I think he gives an overly negative view of religion.
(, Thu 24 Jan 2008, 23:03, archived)
i'm with him as far as religion goes, especially where he says that atheists should not bend over backwards to appease theists with bullshit like "i respect your beliefs". every theist i know has condemned my lack of belief at one point or other.
(, Thu 24 Jan 2008, 23:08, archived)
Bigot.
(, Thu 24 Jan 2008, 23:09, archived)
for your information i study philosophy and biblical studies, i'm not close minded. people are entitled to their beliefs but do not ask me to pussy foot around them.
(, Thu 24 Jan 2008, 23:15, archived)
that is respecting them.
Pussy footing around is not respect.
(, Fri 25 Jan 2008, 0:19, archived)
I think it's often more of an excuse than a cause.
And he tends to completely ignore the benefits of religion.
(, Thu 24 Jan 2008, 23:10, archived)
As such, I hate all Japanese people.
Richard Dawkins says this is an acceptable way of thinking.
(, Thu 24 Jan 2008, 23:10, archived)
If you saw 5 people wearing a particular type of clothing, and they were all offensive, you'd assume someone else dressed like that would be offensive.
I guess it's the same kind of defence mechanism as that which stops us eating things which have made us sick in the past.
(, Thu 24 Jan 2008, 23:13, archived)
We all do things which are wrong, but we do not laud it.

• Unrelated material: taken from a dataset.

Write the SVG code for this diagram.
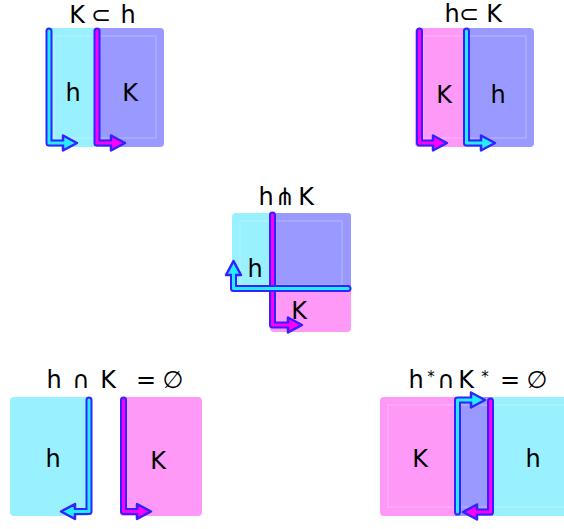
<svg xmlns="http://www.w3.org/2000/svg" width="564" height="529" viewBox="0 0 564 529">
<style>
.cy{fill:#99f0ff}
.pk{fill:#ff99f7}
.pu{fill:#9999ff}
.faint{fill:none;stroke:#ffffff;stroke-opacity:0.3;stroke-width:1}
.ol{fill:none;stroke:#3322ff;stroke-width:7;stroke-linecap:round;stroke-linejoin:round}
.ic{fill:none;stroke:#22eeff;stroke-width:3;stroke-linecap:round;stroke-linejoin:round}
.im{fill:none;stroke:#ff00ff;stroke-width:3;stroke-linecap:round;stroke-linejoin:round}
.hc{fill:#22eeff;stroke:#3322ff;stroke-width:2.5;stroke-linejoin:round}
.hm{fill:#ff00ff;stroke:#3322ff;stroke-width:2.5;stroke-linejoin:round}
text{font-family:"DejaVu Sans","Liberation Sans",sans-serif;fill:#000;text-anchor:middle}
.t{font-size:24px}
.l{font-size:24px}
.s{font-size:15px}
</style>

<g id="panel-k-sub-h">
  <rect class="cy" x="46" y="28" width="52" height="119" rx="4"/>
  <rect class="pu" x="94" y="28" width="70" height="119" rx="4"/>
  <rect class="faint" x="54" y="36" width="102" height="102"/>
  <text class="t" x="77 101 128" y="23">K⊂h</text>
  <text class="l" x="73" y="101">h</text>
  <text class="l" x="130" y="101">K</text>
</g>

<g id="panel-h-sub-k">
  <rect class="pk" x="415" y="28" width="52" height="119" rx="4"/>
  <rect class="pu" x="463" y="28" width="71" height="119" rx="4"/>
  <rect class="faint" x="423" y="36" width="103" height="102"/>
  <text class="t" x="452 469 494" y="22">h⊂K</text>
  <text class="l" x="444" y="103">K</text>
  <text class="l" x="498" y="103">h</text>
</g>

<g id="panel-transverse">
  <rect class="pk" x="270" y="213" width="81" height="119" rx="4"/>
  <rect class="cy" x="232" y="213" width="118" height="77" rx="4"/>
  <rect class="pu" x="270" y="213" width="81" height="77" rx="3"/>
  <rect class="faint" x="240" y="221" width="102" height="64"/>
  <text class="t" x="266 285 306" y="205">h⋔K</text>
  <text class="l" x="255" y="277">h</text>
  <text class="l" x="299" y="319">K</text>
</g>

<g id="panel-disjoint">
  <rect class="cy" x="10" y="397" width="79" height="119" rx="4"/>
  <rect class="pk" x="120" y="397" width="82" height="119" rx="4"/>
  <text class="t" x="54 81 108 146 173" y="388">h∩K=∅</text>
  <text class="l" x="53" y="467">h</text>
  <text class="l" x="158" y="469">K</text>
</g>

<g id="panel-dual-disjoint">
  <rect class="pk" x="380" y="397" width="113" height="119" rx="4"/>
  <rect class="cy" x="455" y="397" width="120" height="119" rx="4"/>
  <rect class="pu" x="455" y="397" width="38" height="119"/>
  <rect class="faint" x="388" y="405" width="180" height="102"/>
  <text class="t" y="388"><tspan x="416">h</tspan><tspan class="s" x="431" y="382">*</tspan><tspan x="446" y="388">∩</tspan><tspan x="466">K</tspan><tspan class="s" x="485" y="382">*</tspan><tspan x="510" y="388">=</tspan><tspan x="537">∅</tspan></text>
  <text class="l" x="420" y="467">K</text>
  <text class="l" x="533" y="467">h</text>
</g>

<g id="connectors">
  <path class="ol" d="M49 31V143H66"/>
  <polygon class="hc" points="63,135.5 77,143 63,150.5"/>
  <path class="ic" d="M49 31V143H66"/>
  <path class="ol" d="M97 31V143H114"/>
  <polygon class="hm" points="111,135.5 125,143 111,150.5"/>
  <path class="im" d="M97 31V143H114"/>
  <path class="ol" d="M419.5 31V143H436"/>
  <polygon class="hm" points="433,135.5 447,143 433,150.5"/>
  <path class="im" d="M419.5 31V143H436"/>
  <path class="ol" d="M466.5 31V143H484"/>
  <polygon class="hc" points="481,135.5 495,143 481,150.5"/>
  <path class="ic" d="M466.5 31V143H484"/>
  <path class="ol" d="M272.5 215V325H291"/>
  <polygon class="hm" points="288,317.5 302,325 288,332.5"/>
  <path class="im" d="M272.5 215V325H291"/>
  <path class="ol" d="M348 288.5H233.5V273"/>
  <polygon class="hc" points="226,275 233.5,261 241,275"/>
  <path class="ic" d="M348 288.5H233.5V273"/>
  <path class="ol" d="M89 400V511.5H72"/>
  <polygon class="hc" points="75,504 61,511.5 75,519"/>
  <path class="ic" d="M89 400V511.5H72"/>
  <path class="ol" d="M123.5 400V511.5H140"/>
  <polygon class="hm" points="137,504 151,511.5 137,519"/>
  <path class="im" d="M123.5 400V511.5H140"/>
  <path class="ol" d="M490.5 401V512H474"/>
  <polygon class="hm" points="477,504.5 463,512 477,519.5"/>
  <path class="im" d="M490.5 401V512H474"/>
  <path class="ol" d="M457.5 512V400H474"/>
  <polygon class="hc" points="471,392.5 485,400 471,407.5"/>
  <path class="ic" d="M457.5 512V400H474"/>
</g>
</svg>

(, Fri 25 Jan 2008, 0:29, archived)
so desperate to please 'wimmin' and lefties it comes across as a pile of arse. Spoilt the rest of the book for me.
(, Thu 24 Jan 2008, 23:04, archived)
where he implied homosexuals normally wear makeup. (Removed from later editions.)
(, Thu 24 Jan 2008, 23:10, archived)
Loveable old bigots.
'Lovely people, some of them, but they do smeall a bit...'
'Yes, dad...'
(, Thu 24 Jan 2008, 23:13, archived)
As is anyone that tries to fight bigotry with more bigotry.
(, Thu 24 Jan 2008, 23:00, archived)
I see a fundamentalist.
An atheist declaring any non-atheist to be 'clinically insane' is no better than a Muslim denouncing non-Muslims, a Rabbi denouncing gentiles or the Pope declaring that any non-Catholic is mad.
Fundamentalism is a problem, whatever it's guise and religious intolerance has caused more wars than any other single factor. I can think of no larger example of religious inteolerance than Dawkins.